If this sounds like difficult music, well it is. But it's awfully good as well, and filled with life and fun.

The two albums with Getatchew are more immediately accessible if simply because so powerfully rhythmic. And Mekuria is a BEAST as a saxophone player. He claims not to have heard Albert Ayler and John Coltrane but his music, from the fifties on, is an African (which means middle Eastern) analogue to this courageous players. Even at seventy-six, he plays like a young man, and because it has taken us so long to hear him ,he sounds startlingly fresh.
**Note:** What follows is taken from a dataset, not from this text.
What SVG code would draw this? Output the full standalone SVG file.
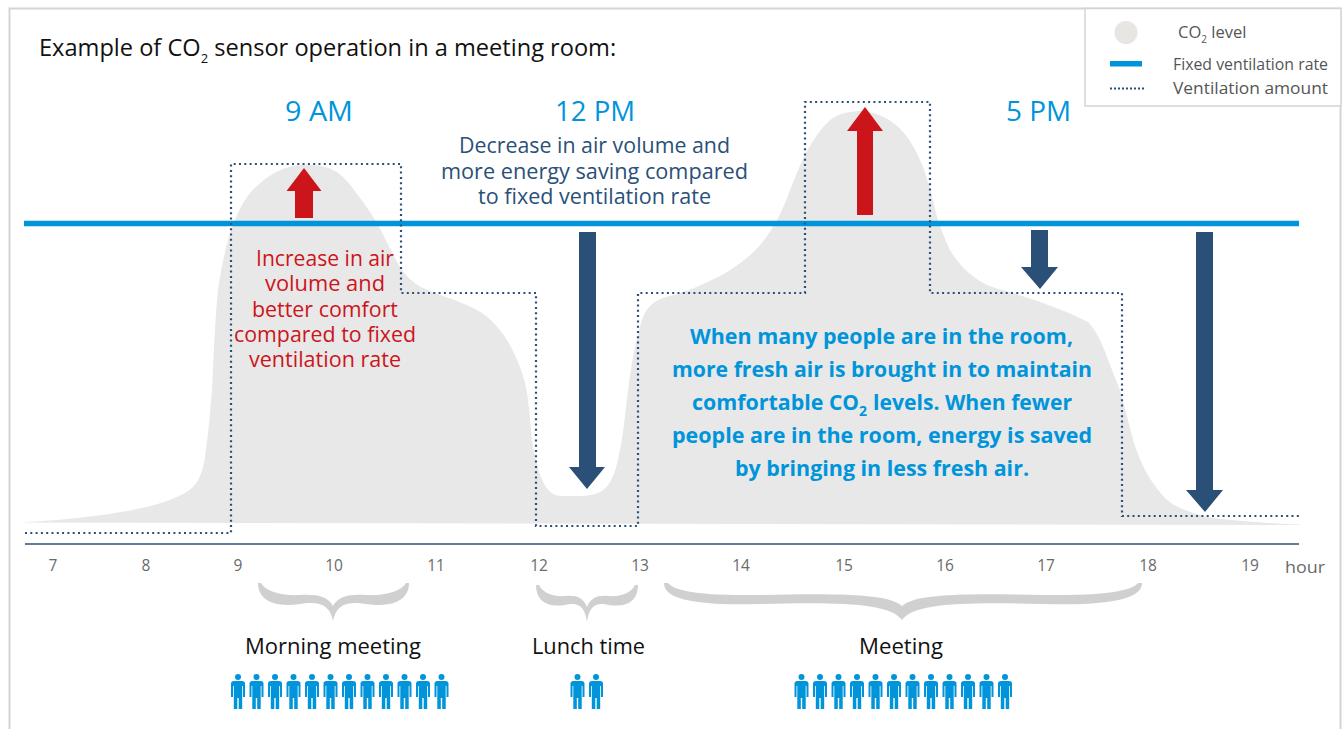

In the liner notes to Moa anbessa, Chicago sax player Ken Vandermark, surely no stranger to modernist jazz, notes how hard it was to capture Mekuria's lines and flexible rhythm flow for the backup horn parts. What a shame it is that we have only four albums and five CDs of Mekuria's brilliant playing. (The fourth is album 14: Negus of Ethiopian Sax: Getatchew Mekuria, in Buda Records's influential Ethiopiques series. Mekuria also appears on vol. 20: Live in Addis, with the Either/Or Orchestra.)

As to the Ex, they may play rock but that barely defines them. Their music is not rock, not jazz. Rather, it`s experimental. And good and fun.
Neither Mekuria nor the Ex is your everyday listening experience, but both are well worth the effort. Mekuria is a giant. The rock collective The Ex is a fine group in a long tradition of Euro performers who use a music -in this case, rock--for a larger musical purpose, part mocking, part serious. Think, Nina Hagen or Lena Lovitch. Or Einsturzende Neubauten (thanks, Jeremy!) or even Melt-Banana.

Music shouldn't come in small boxes.